The following year – 334 BC – Alexander brought an army of 37,000 men across the Hellespont and into Asia. His father had combined the armies of Macedon with those of the Greeks, forming what historians call the “Corinthian League” in a conscious throwback to the League lead by Sparta and Athens that had defeated the Persians at Marathon and Salamis.

As soon as he landed in Asia, Alexander thrust his spear into the ground and claimed the land as his own – this would be no punitive expedition but a campaign of conquest. The Persian Empire was so vast that here – at its westernmost extremity – the task of defending it fell to the local satraps rather than their Emperor Darius in the east.

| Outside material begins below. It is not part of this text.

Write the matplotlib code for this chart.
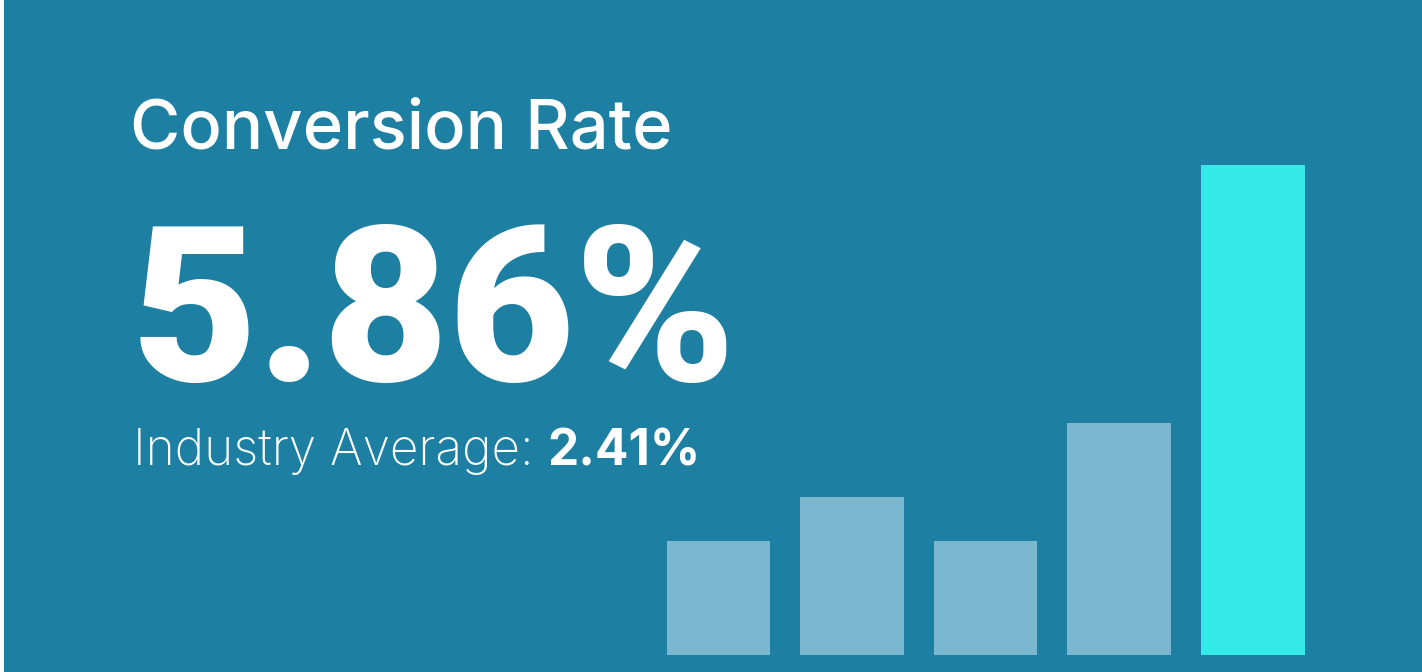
import matplotlib
matplotlib.use("Agg")
import matplotlib.pyplot as plt
from matplotlib.patches import Rectangle

# ---- data ----
categories = ["P1", "P2", "P3", "P4", "Current"]
values = [1.36, 1.89, 1.36, 2.77, 5.86]
highlight = [False, False, False, False, True]
title_text = "Conversion Rate"
big_value_text = "5.86%"
avg_label_text = "Industry Average: "
avg_value_text = "2.41%"

# ---- style ----
BG = "#1d7fa2"
BAR_LIGHT = "#7bb8cf"
BAR_HL = "#36e9e9"
W, H = 1422, 672
FONT = ["Inter", "DejaVu Sans"]
BIG_FONT = ["Roboto", "DejaVu Sans"]

fig = plt.figure(figsize=(W / 100, H / 100), dpi=100)
fig.patch.set_facecolor("white")
fig.add_artist(Rectangle((4 / W, 0), 1 - 4 / W, 1, transform=fig.transFigure,
                         facecolor=BG, edgecolor="none", zorder=0))

# ---- bars ----
pitch = 133.6
c0 = 718.4
left_px = c0 - 0.5 * pitch
right_px = c0 + 4.5 * pitch
bottom_px = H - 655
top_px = H - 100
ax = fig.add_axes([left_px / W, bottom_px / H, (right_px - left_px) / W,
                   (top_px - bottom_px) / H])
ax.set_facecolor("none")
px_per_unit = 83.7
ax.set_xlim(-0.5, 4.5)
ax.set_ylim(0, (top_px - bottom_px) / px_per_unit)
colors = [BAR_HL if h else BAR_LIGHT for h in highlight]
ax.bar(range(len(values)), values, width=0.775, color=colors, linewidth=0)
ax.axis("off")

# ---- text ----
fig.canvas.draw()
renderer = fig.canvas.get_renderer()


def fit_text(s, x_left, baseline, target_right, fs, weight, family):
    t = fig.text(x_left / W, (H - baseline) / H, s, fontsize=fs, color="white",
                 ha="left", va="baseline", fontweight=weight, family=family)
    bb = t.get_window_extent(renderer)
    fs2 = fs * (target_right - x_left) / bb.width
    t.set_fontsize(fs2)
    bb = t.get_window_extent(renderer)
    dx = x_left - bb.x0
    t.set_x((x_left + dx) / W)
    return t


fit_text(title_text, 130, 148.5, 672, 50, "medium", FONT)
fit_text(big_value_text, 132, 381, 737, 160, "black", BIG_FONT)

# Industry average line: two weights
t1 = fig.text(133 / W, (H - 465) / H, avg_label_text, fontsize=38, color="white",
              ha="left", va="baseline", fontweight="light", family=FONT)
t2 = fig.text(0, (H - 465) / H, avg_value_text, fontsize=38, color="white",
              ha="left", va="baseline", fontweight="bold", family=FONT)
for _ in range(3):
    bb1 = t1.get_window_extent(renderer)
    t2.set_x(bb1.x1 / W)
    bb2 = t2.get_window_extent(renderer)
    total = bb2.x1 - bb1.x0
    scale = (701 - 133) / total
    t1.set_fontsize(t1.get_fontsize() * scale)
    t2.set_fontsize(t2.get_fontsize() * scale)
    bb1 = t1.get_window_extent(renderer)
    t1.set_x((t1.get_position()[0] * W + (133 - bb1.x0)) / W)
bb1 = t1.get_window_extent(renderer)
t2.set_x(bb1.x1 / W)

fig.savefig("out.png", dpi=100, facecolor=fig.get_facecolor())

They were fully aware of Alexander’s arrival, and began to muster their own forces of tough Asian cavalry, as well as a large number of Greek Hoplite mercenaries who could match the Macedonian infantry.

Both fought in tight phalanxes of men armed with a long spear and keeping a rigid formation, and the Persians hoped that they would cancel each other out while their strong cavalry dealt the killer blow.

The impenetrable mass of the Macedonian phalanx – these men were the nucleus of Alexander’s army at the Granicus River and remained so for the rest of his conquests.

Memnon’s advice

Prior to the battle, Memnon of Rhodes, a Greek mercenary commander in Persian service, had advised the satraps avoid fighting a pitched battle against Alexander. Instead he suggested they employ a ‘slash and burn’ strategy: lay waste the land and let starvation and hunger tear away at Alexander’s army.

It was a smart tactic – Alexander’s food reserves were already running low. But the Persian satraps were damned if they were going to devastate their own lands – lands the Great King had entrusted to them. Besides, where was the glory in that?

They thus decided to dismiss Memnon’s advice and to face Alexander on the field of battle much to the young Macedonian king’s delight.

The Battle of the Granicus River

And so in May 334 BC the Persian and Macedonian armies faced each other on opposite sides of the Granicus River. The Persian army consisted predominantly of cavalry but it also had a substantial number of Greek mercenary infantry. In total it numbered nearly 40,000 men according to the Greek historian Arrian, slightly larger than Alexander’s 37,000-strong force.

Alexander’s experienced second-in-command Parmenion advocated attacking the next day, but his impetuous commander overrode him and decided to cross the river immediately, taking the Persians by surprise. His heavy phalanx was in the middle, while the cavalry protected the flanks – with the right taken by the King and his famous Companion Cavalry: Macedonia’s elite shock cavalry unit.

Battle commenced when Alexander mounted his horse and ordered the cavalry to cross the river, himself leading the Companions.

An intense cavalry fight followed:

…a tangled mass of horse against horse and man against man, as each side struggled to achieve its aim

Eventually Alexander and his cavalry, equipped with sturdy lances that were far more effective than the Persian spears, gained the upper hand. At the same time Alexander’s light infantry moved among the horses and created further panic in the Persian ranks.

A diagram of the Battle of the Granicus River.

Alexander’s dice with death

Alexander remained in the thickest of the action throughout the fight. Yet this very nearly cost him his life.

Midway through the battle, Alexander was set upon by two Persian satraps: Rhoesaces and Spitamenes. Rhoesaces struck Alexander on the head with his scimitar, but Alexander’s helmet bore the brunt of the blow and Alexander responded by thrusting his lance through Rhoesaces’ chest.

As Alexander was dealing this killer strike, Spitamenes appeared behind him and raised his scimitar to land the death blow. Fortunately for Alexander, however, Cleitus ‘the Black’, one of Alexander’s senior subordinates, sliced off Spitamenes’ raised arm, scimitar and all.

Cleitus the Black (seen here wielding an axe) saves Alexander’s life at the Granicus.

After Alexander recovered from his near-death experience, he brought his men and the Persian cavalry out to the left, where the latter were comprehensively defeated.

The Persian army collapses

The Persian cavalry’s demise left a hole in the centre of the Persian line which was quickly filled by the Macedonian phalanx, who engaged the enemy infantry and put the poorly-equipped Persians to flight before starting on the Greeks. Most of the Satraps had been killed in the cavalry duel with Alexander and their leaderless men panicked and left the Greeks to their fate.

Alexander’s victory at the Granicus was his first success against the Persians. According to Arrian, he lost just over a hundred men in the battle. The Persians, meanwhile, lost over a thousand of their cavalry, including many of their leaders.

As for the Greek mercenaries serving in the Persian army, Alexander labelled them traitors, had them surrounded and annihilated. The conquest of the Persian Empire had begun.